August 1993: A jury acquits Morrissey of the three bribery charges, and the other two charges are ultimately dismissed.

December 1993: Morrissey’s law license is suspended for six months when a three-judge panel rules he violated legal ethics with his handling of a rape case.

February 1998: A U.S. District judge sentences Morrissey to 90 days in jail and suspends him from practicing in federal court for two years for breaking court rules by talking to reporters about a drug case.

October 1999: A jury convicts Morrissey of assault and battery and fines him $2,500 for beating Garien H. Wycoff in a Richmond backyard July 3. One week later, Wycoff files a lawsuit against Morrissey for $1.3 million.

November 1999: Morrissey files a lawsuit against Wycoff, Ann Marie Wycoff and Johanna Wycoff, alleging they conspired to damage Morrissey’s professional reputation by lying about him in court. Morrissey drops the lawsuit in January 2001.

February 2000: Federal prosecutors accuse Morrissey, a defense attorney at the time, of trying to fake completion of community service hours, which were part of his 1998 U.S. District Court sentence for contempt of court.

March 2000: A three-judge panel for the State Bar suspends Morrissey from practicing law for three years. The judges find that he violated disciplinary rules for lawyers in the Virginia Code of Professional Responsibility.

September 2000: A federal judge orders Morrissey jailed for 90 days for violating probation on his 1998 contempt conviction. In August 2000, the judge convicted Morrissey of violating his probation. The judge determined that Morrissey lied when he denied attempting to bribe a Habitat for Humanity construction supervisor to falsely state that Morrissey had completed his community service.

December 2001: A panel of U.S. District Court judges bars Morrissey from practicing law in federal court due to his frequent episodes of unethical and disobedient conduct.

Spring 2006: Morrissey returns to Richmond after teaching and studying in Dublin, Ireland, in 2001 and teaching trial advocacy to prosecutors in Sydney, Australia, in 2003. He is denied admittance to the Australian bar.

April 2012: The Virginia Supreme Court reinstates Morrissey’s law license. The court votes 4-3, despite the Virginia State Bar Disciplinary Board’s unanimous recommendation against Morrissey’s petition.

June 2014: Morrissey is indicted by a special grand jury in Henrico on four felony counts and a misdemeanor charging him with sexually abusing a minor over whom he had a custodial relationship - a receptionist in his law office. Those charges carried up to 41 years in prison.

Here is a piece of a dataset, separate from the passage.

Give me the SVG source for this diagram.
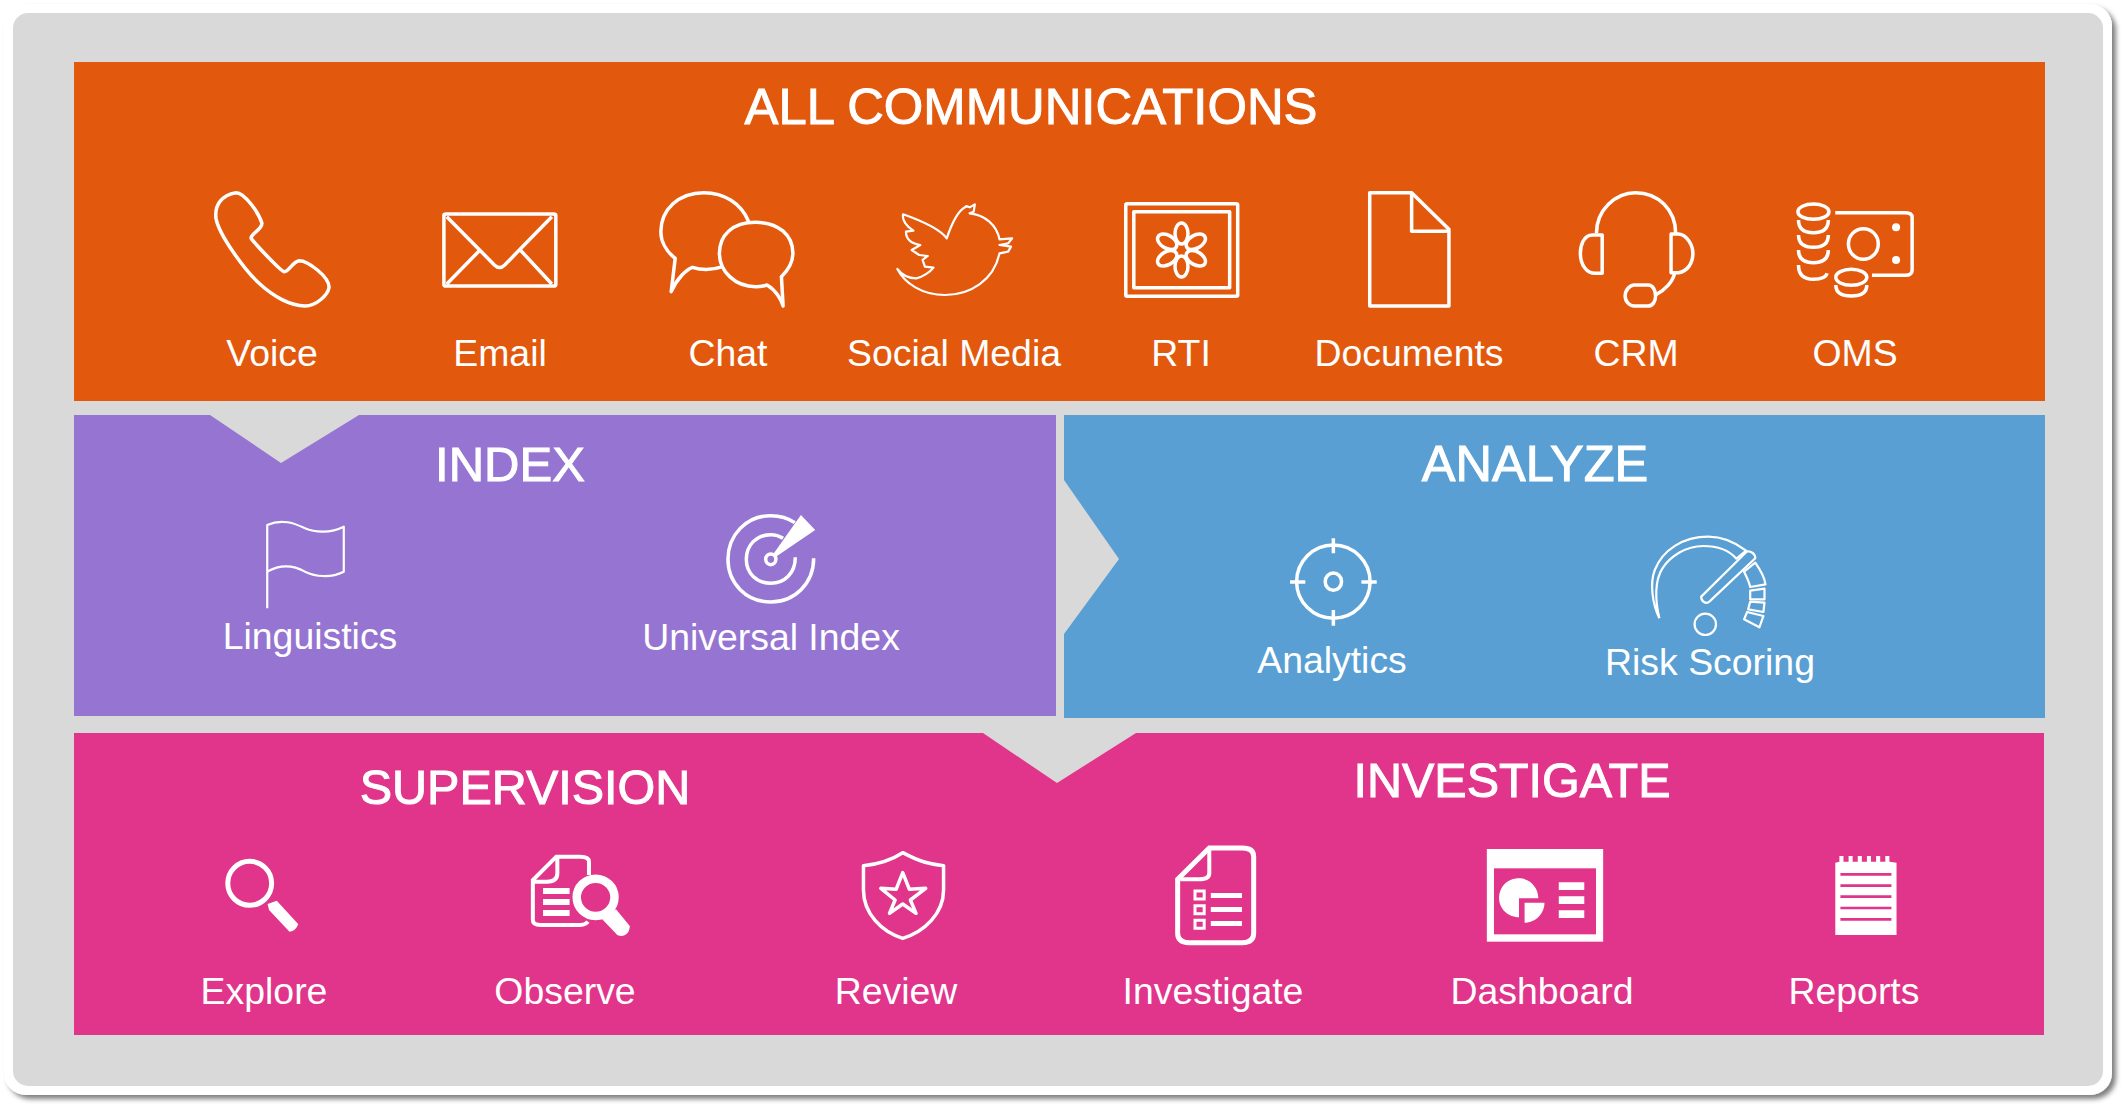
<svg xmlns="http://www.w3.org/2000/svg" width="2125" height="1108" viewBox="0 0 2125 1108">
<style>
text{font-family:"Liberation Sans",Arial,sans-serif;fill:#fff;text-anchor:middle}
.t{font-size:50px;stroke:#fff;stroke-width:1}
.l{font-size:37.400px}
.s,.s *{fill:none;stroke:#fff;stroke-width:3.5;vector-effect:non-scaling-stroke;stroke-linejoin:round}
.n,.n *{fill:none;stroke:#fff;stroke-width:2.2;vector-effect:non-scaling-stroke;stroke-linejoin:round}
.f,.f *{fill:#fff;stroke:none}
</style>
<defs>
<filter id="sh" x="-2%" y="-2%" width="104%" height="105%"><feDropShadow dx="4" dy="4" stdDeviation="2.500" flood-color="#000" flood-opacity=".5"/></filter>
</defs>
<rect width="2125" height="1108" fill="#fff"/>
<g id="frame">
<rect x="4" y="4" width="2108" height="1091" rx="22" fill="#fff" filter="url(#sh)"/>
<rect x="13" y="13" width="2090" height="1073" rx="15" fill="#d9d9d9"/>
</g>
<g id="communications">
<rect x="74" y="62" width="1971" height="339" fill="#e2590d"/>
<text class="t" x="1031" y="124" style="font-size:50.800px">ALL COMMUNICATIONS</text>
</g>
<g id="index-panel">
<path d="M74 415H210L281 463L359 415H1056V716H74Z" fill="#9575d1"/>
<text class="t" x="510" y="481" style="font-size:49px">INDEX</text>
</g>
<g id="analyze-panel">
<path d="M1064 415H2045V718H1064V634L1119 559L1064 480Z" fill="#599fd3"/>
<text class="t" x="1535" y="481" style="font-size:50.500px">ANALYZE</text>
</g>
<g id="bottom-panel">
<path d="M74 733H983L1057 783L1136 733H2044V1035H74Z" fill="#e0358a"/>
<text class="t" x="525" y="804" style="font-size:48.500px">SUPERVISION</text>
<text class="t" x="1512" y="797" style="font-size:48.500px">INVESTIGATE</text>
</g>
<g id="voice">
<g transform="translate(150 170) scale(.574 .3333)"><path class="s" d="M150 68C125 75 112 105 115 145C120 195 165 300 190 340C215 380 245 408 270 408C290 408 310 375 312 352C312 320 275 272 260 272C248 275 242 305 234 305C228 305 180 215 176 205C176 190 195 180 195 160C190 130 165 68 150 68Z"/></g>
<text class="l" x="272" y="366">Voice</text>
</g>
<g id="email">
<g transform="translate(150 170) scale(.574 .3333)" class="s"><rect x="512" y="132" width="195" height="216" rx="4"/><path d="M517 140L600 285Q609 300 618 285L700 140M575 240L517 342M645 240L700 342"/></g>
<text class="l" x="500" y="366">Email</text>
</g>
<g id="chat">
<g transform="translate(150 170) scale(.574 .3333)" class="s"><path d="M1043 155C1030 100 1000 68 965 68C920 68 890 120 890 185C890 215 900 245 915 265L908 365C918 325 935 298 945 292C960 300 980 300 998 290"/><path d="M1055 157C1015 157 992 195 992 250C992 305 1020 350 1055 350C1062 350 1070 348 1075 345C1090 360 1100 390 1103 408L1100 320C1112 300 1120 280 1120 250C1120 195 1095 157 1055 157Z"/></g>
<text class="l" x="728" y="366">Chat</text>
</g>
<g id="social-media">
<g transform="translate(150 170) scale(.574 .3333)" class="n"><path d="M1388 205C1395 170 1405 125 1420 112L1422 108L1428 112L1437 103L1435 125L1428 130C1455 135 1475 165 1480 208L1502 205L1495 220L1480 225L1500 230L1495 245L1480 250C1470 330 1430 375 1385 375C1345 375 1315 340 1302 297C1310 315 1322 325 1335 325C1345 322 1360 305 1365 293L1350 290L1346 270L1355 258L1340 255L1327 240L1342 225C1325 220 1317 205 1317 185L1330 182C1318 170 1310 150 1312 133C1340 150 1375 175 1388 205Z"/></g>
<text class="l" x="954" y="366">Social Media</text>
</g>
<g id="rti">
<g transform="translate(1050 170) scale(.574 .3333)" class="s"><rect x="132" y="101" width="195" height="278" rx="3"/><rect x="146" y="125" width="167" height="228"/></g>
<g class="s"><ellipse cx="1181.500" cy="233.500" rx="6.500" ry="10.500"/><ellipse cx="1181.500" cy="233.500" rx="6.500" ry="10.500" transform="rotate(60 1181.500 250)"/><ellipse cx="1181.500" cy="233.500" rx="6.500" ry="10.500" transform="rotate(120 1181.500 250)"/><ellipse cx="1181.500" cy="233.500" rx="6.500" ry="10.500" transform="rotate(180 1181.500 250)"/><ellipse cx="1181.500" cy="233.500" rx="6.500" ry="10.500" transform="rotate(240 1181.500 250)"/><ellipse cx="1181.500" cy="233.500" rx="6.500" ry="10.500" transform="rotate(300 1181.500 250)"/></g>
<text class="l" x="1181" y="366">RTI</text>
</g>
<g id="documents">
<g transform="translate(1050 170) scale(.574 .3333)" class="s"><path d="M557 68H630L695 178V408H557Z"/><path d="M630 68V184H695"/></g>
<text class="l" x="1409" y="366">Documents</text>
</g>
<g id="crm">
<g transform="translate(1050 170) scale(.574 .3333)" class="s"><path d="M952 190C952 120 985 68 1020 68C1060 68 1090 120 1090 190"/><path d="M962 195H945C930 195 924 225 924 250C924 285 935 310 950 310H962Z"/><path d="M1082 192H1095C1110 195 1120 225 1120 250C1120 280 1110 305 1095 308H1082Z"/><path d="M1088 310C1085 335 1072 360 1055 375"/><path d="M1018 345H1042C1050 345 1055 360 1055 378C1055 395 1050 408 1042 408H1018C1010 408 1002 395 1002 378C1002 360 1010 345 1018 345Z"/></g>
<text class="l" x="1636" y="366">CRM</text>
</g>
<g id="oms">
<g transform="translate(1050 170) scale(.574 .3333)" class="s"><ellipse cx="1330" cy="125" rx="27" ry="23"/><path d="M1304 150C1304 178 1315 188 1330 188C1345 188 1356 178 1356 150M1304 195C1304 222 1315 232 1330 232C1345 232 1356 222 1356 195M1304 240C1304 268 1315 278 1330 278C1345 278 1356 268 1356 240M1304 285C1304 318 1315 328 1330 328C1345 328 1352 322 1354 310"/><path d="M1368 128H1490Q1502 128 1502 142V300Q1502 316 1490 316H1432"/><ellipse cx="1417" cy="222" rx="26" ry="46"/><ellipse cx="1396" cy="322" rx="27" ry="24"/><path d="M1369 345C1369 370 1380 378 1396 378C1412 378 1423 370 1423 345"/></g>
<g transform="translate(1050 170) scale(.574 .3333)" class="f"><ellipse cx="1474" cy="172" rx="7" ry="12"/><ellipse cx="1474" cy="270" rx="7" ry="12"/></g>
<text class="l" x="1855" y="366">OMS</text>
</g>
<g id="linguistics">
<g transform="translate(180 400) scale(.5102 .3333)" class="n"><path d="M171 625V375C200 355 225 370 245 385C265 398 295 400 321 380V515C295 535 265 530 245 515C225 498 200 490 171 515"/></g>
<text class="l" x="310" y="649">Linguistics</text>
</g>
<g id="universal-index">
<g transform="translate(180 400) scale(.5102 .3333)" class="s"><path d="M1205 368C1190 352 1175 347 1158 347C1110 347 1074 405 1074 478C1074 550 1110 606 1158 606C1205 606 1242 550 1242 475"/><path d="M1182 415C1175 408 1165 404 1158 404C1130 404 1110 435 1110 478C1110 520 1130 550 1158 550C1185 550 1206 520 1206 472"/><ellipse cx="1158" cy="478" rx="10" ry="16"/></g>
<g transform="translate(180 400) scale(.5102 .3333)" class="f"><path d="M1163 462L1217 345L1245 390L1168 470Z"/></g>
<text class="l" x="771" y="650">Universal Index</text>
</g>
<g id="analytics">
<g transform="translate(1040 460) scale(.5102 .3333)" class="s"><ellipse cx="575" cy="365" rx="72" ry="110"/><ellipse cx="575" cy="365" rx="16" ry="26"/><path d="M575 235V280M575 450V497M490 366H520M630 366H660"/></g>
<text class="l" x="1332" y="673">Analytics</text>
</g>
<g id="risk-scoring">
<g transform="translate(1040 460) scale(.5102 .3333)" class="n"><path d="M1214 475C1200 430 1195 370 1205 330C1220 270 1260 230 1310 230C1340 230 1365 250 1384 272L1365 296C1350 270 1325 258 1300 258C1265 258 1235 290 1220 325C1205 360 1205 420 1214 475"/><path d="M1385 275C1392 272 1402 280 1402 295L1312 425C1305 433 1296 425 1296 410Z"/><path d="M1402 308C1412 330 1420 350 1422 373L1392 381C1390 365 1385 350 1380 335Z"/><path d="M1392 392L1420 386V418H1392Z"/><path d="M1392 425L1420 428L1418 456L1388 448Z"/><path d="M1386 456L1418 468L1410 502L1380 478Z"/><ellipse cx="1304" cy="493" rx="21" ry="32"/></g>
<text class="l" x="1710" y="675">Risk Scoring</text>
</g>
<g id="explore">
<g transform="translate(190 830) scale(.5102 .3333)"><ellipse cx="117" cy="160" rx="43" ry="66" fill="none" stroke="#fff" stroke-width="5" vector-effect="non-scaling-stroke"/><path class="f" d="M152 222L170 212L212 282C210 295 202 305 195 305L155 240Z"/></g>
<text class="l" x="264" y="1004">Explore</text>
</g>
<g id="observe">
<g transform="translate(190 830) scale(.5102 .3333)"><path d="M782 135V95Q782 80 765 80H718L672 150V270Q672 285 687 285H765Q775 285 780 275M720 80V130Q720 155 700 155H672" fill="none" stroke="#fff" stroke-width="4" vector-effect="non-scaling-stroke"/><path class="f" d="M692 174h52v18h-52zM692 207h52v18h-52zM692 240h52v18h-52zM835 238L862 288C862 305 855 318 845 318L838 316L808 268Z"/><ellipse cx="795" cy="202" rx="37" ry="56" fill="#e0358a" stroke="#fff" stroke-width="8.500" vector-effect="non-scaling-stroke"/></g>
<text class="l" x="565" y="1004">Observe</text>
</g>
<g id="review">
<g transform="translate(190 830) scale(.5102 .3333)" class="s"><path d="M1397 68C1430 95 1450 103 1477 107V180C1477 250 1440 305 1397 325C1355 305 1320 250 1320 180V107C1345 103 1370 95 1397 68Z"/><path d="M1397 128L1410 178L1442 175L1412 210L1423 250L1397 222L1371 250L1382 210L1354 175L1384 178Z"/></g>
<text class="l" x="896" y="1004">Review</text>
</g>
<g id="investigate">
<g transform="translate(1120 830) scale(.5102 .3333)"><g fill="none" stroke="#fff"><path stroke-width="5" vector-effect="non-scaling-stroke" d="M175 54H240Q262 54 262 80V310Q262 338 240 338H135Q113 338 113 310V148Z"/><path stroke-width="4" vector-effect="non-scaling-stroke" d="M175 60V130Q175 148 155 148H118"/><path stroke-width="3" vector-effect="non-scaling-stroke" d="M147 183h18v24h-18zM147 227h18v24h-18zM147 271h18v24h-18z"/></g><path class="f" d="M178 189h61v15h-61zM178 231h61v15h-61zM178 273h61v15h-61z"/></g>
<text class="l" x="1213" y="1004">Investigate</text>
</g>
<g id="dashboard">
<g transform="translate(1120 830) scale(.5102 .3333)"><rect x="719" y="57" width="228" height="278" fill="#fff"/><rect x="733" y="115" width="200" height="198" fill="#e0358a"/><path class="f" d="M782 262C760 262 743 235 743 205C743 170 760 145 782 145C805 145 820 175 820 205H782ZM793 218H832C832 250 815 278 793 278ZM860 157h50v23h-50zM860 199h50v23h-50zM860 241h50v23h-50z"/></g>
<text class="l" x="1542" y="1004">Dashboard</text>
</g>
<g id="reports">
<g transform="translate(1120 830) scale(.5102 .3333)"><path class="f" d="M1402 98L1410 95V78H1418V95H1428V78H1436V95H1446V78H1454V95H1464V78H1472V95H1482V78H1490V95H1500V78H1508V95L1522 98V315H1402Z"/><path d="M1412 133H1512M1412 167H1512M1412 200H1512M1412 234H1512M1412 268H1512" stroke="#e0358a" stroke-width="2.700" vector-effect="non-scaling-stroke" fill="none"/></g>
<text class="l" x="1854" y="1004">Reports</text>
</g>
</svg>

December 2014: Morrissey enters an Alford plea to a single misdemeanor count of contributing to the delinquency of a minor and is sentenced to 12 months in jail, with six months suspended. By entering an Alford plea, Morrissey does not admit wrongdoing but acknowledges that the prosecution had enough evidence to convict him. He served three months, spending nights in jail while representing his district in the legislature during the day.

January 2015: Morrissey is charged by a grand jury with felony charges of perjury, uttering a forged document, conspiracy and inducing false testimony.

April 2015: A circuit court judge in Henrico dismisses the January 2015 charges, ruling that the December 2014 plea agreement precluded new perjury-related counts.

September 2015: After an appeal by a special prosecutor, the Virginia Court of Appeals upholds the dismissal of four felony charges.